I was thinking it might be better to combine postcodes into 4 distinct areas and model it as dummy variables once I figure out rough ranges for the groups.

kjetil b halvorsen
  • 63,378
  • 26
  • 142
  • 467
  • 2
    Your example code doesn't show logistic regression? I hope `postcode` is a `factor` variable? – Roland Dec 10 '14 at 08:20
  • Are postcodes meaningful in your data? In the US, they are just delivery routes that the post office finds logistically convenient. They do not correspond to geographic areas and are often rather demographically heterogenous. – dimitriy Dec 10 '14 at 08:31
  • 2
    In Australia they are geographical boundarys, a good measure of location. And Yes I did use it as a factor, I forgot to write it out as a logistic model. I've edited the post – Grant McKinnon Dec 11 '14 at 01:18
  • See also https://stats.stackexchange.com/questions/146907/principled-way-of-collapsing-categorical-variables-with-many-levels – kjetil b halvorsen Jan 16 '20 at 06:08

1 Answers1

7

There are a couple approaches you can take here, from least to most laborious:

  • If there are few enough post codes in your study, it's probably fine to leave it as is. A general rule of thumb is that there should be ten events per variable (where each postal code is a different variable, plus all the other variables you're considering). If each postal code has more than 10 residents and you don't have too many other features, this is probably fine, though you should of course test for overfitting.

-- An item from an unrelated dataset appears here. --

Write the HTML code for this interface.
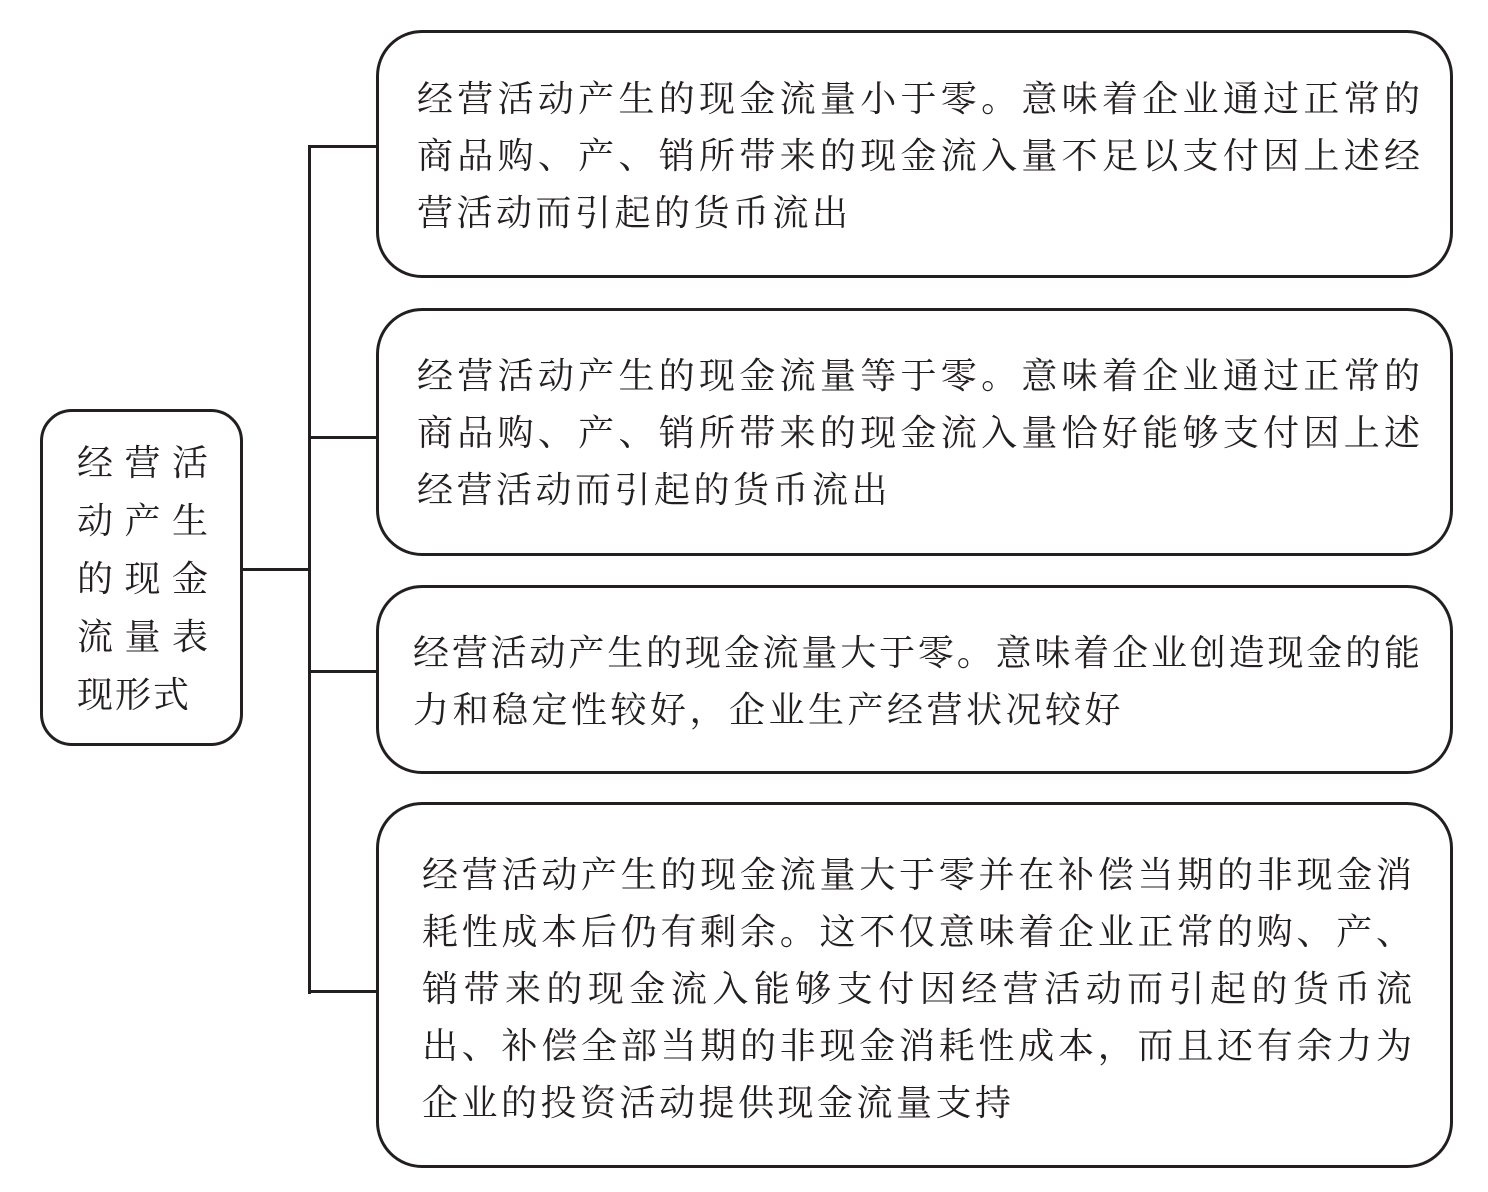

  • If you don't have enough events to make all postcodes into dummy variables, you could also dummify only the most-often-sampled post codes (for instance, every post code with more than 50 residents).

  • You could take the solution that you mentioned and cluster postcodes in some way. Of course there are multiple ways to cluster them--geographically is the most obvious, but income, demographics, or population density might be more informative.

  • If you have ideas about what attributes of the postal code might mediate the relationship between it and your dependent variable, you could use a multilevel model. This requires the most additional effort since it requires you to fit a more complex model and acquire post-code data, but it is potentially the most rewarding since it allows you to understand the postcode relationship better.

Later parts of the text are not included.